After a great 6 days exploring beautiful Buenos Aires it was time to take this show on the road. And with that I headed off on the 5 and half hour bus journey down the coast to Mar del Plata, beach playground in summer of the Portenos (Buenos Aires residents).
I was wondering when I would have my first mishap on the road and it happened on arrival in Mar. Nothing major you understand but when you are tired, hungry, thirsty and just arrived in a new town not knowing where you are, little things take on a greater magnitude. So when I recovered my bag from under the bus, flung it over my shoulder and started looking for a taxi, I thought it odd that I had water dripping down my leg. On closer inspection it turned out that my bag was absolutely drenched.
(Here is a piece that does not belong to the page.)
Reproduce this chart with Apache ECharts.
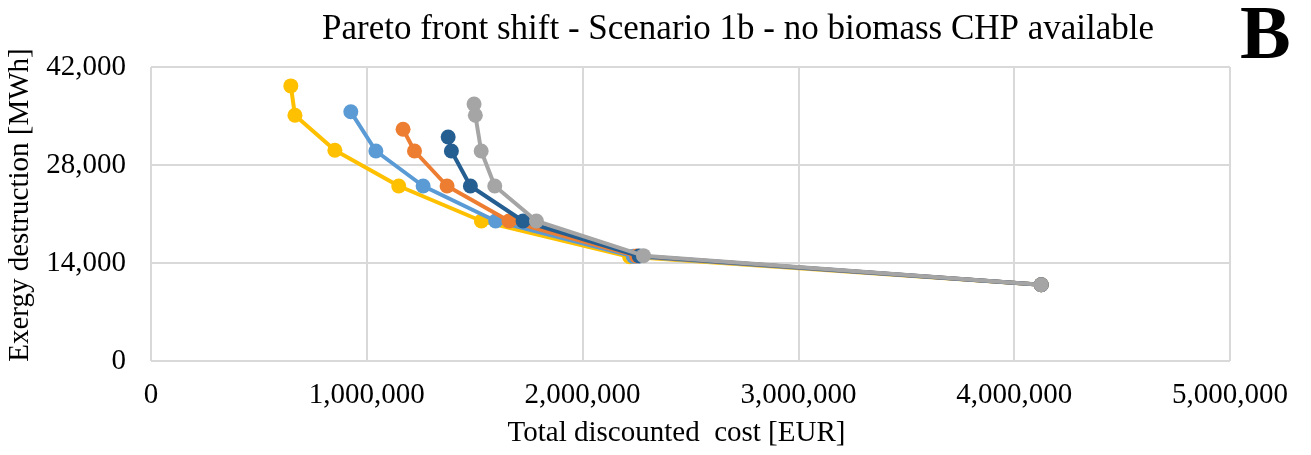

There must have been a leak under the bus. When I got to my hostel and unpacked, everything was wet. And I mean wet. So much so that I could actually wring water out of my clothes. For the next 2 days it would be a race against time to dry them out before repacking.
First impressions can often be deceiving, and so it was with Mar del Plata. My first look around, albeit i was tired, I was struck by how much it was like Blackpool, but with much more glamorous sun-seekers. However, after a good nights sleep, and heading away from the beach front, I was struck by how quaint the town is. Suburbs that are very reminiscent of something you would see out East in Sydney, like Bronte or Waverley. Beautiful little houses, well kept gardens and great corner cafes where I was able to get my café cortado fix.
I had a great, but very very long, walk along the coast and down to the port. Here there was a sea lion colony and further along, advertised as a tourist sight, a statue of San Salvador. I'm glad I made the trek, if nothing else it burned off a few of the beers that I have been getting used to, but in terms of tourist sights, it wouldn't rank near the top. A poor man's version of Rio's Christ the Redeemer.
All in all, I have enjoyed Mar del Plata, great beaches and a very welcome diversion from the hustle and bustle of Buenos Aires. But my time here is almost up. Tonight I leave on the night bus for Puerta Madryn, my first port of call in Patagonia. Think of me as I endure the 17 hour bus journey south. Some consolation can be had in the quality of buses. The seats are gigantic, very comfy and actually recline flat so you can sleep on them. You even get little snack packs like on an aeroplane. Hopefully I will arrive in Patagonia refreshed and ready for whatever is in store for me there.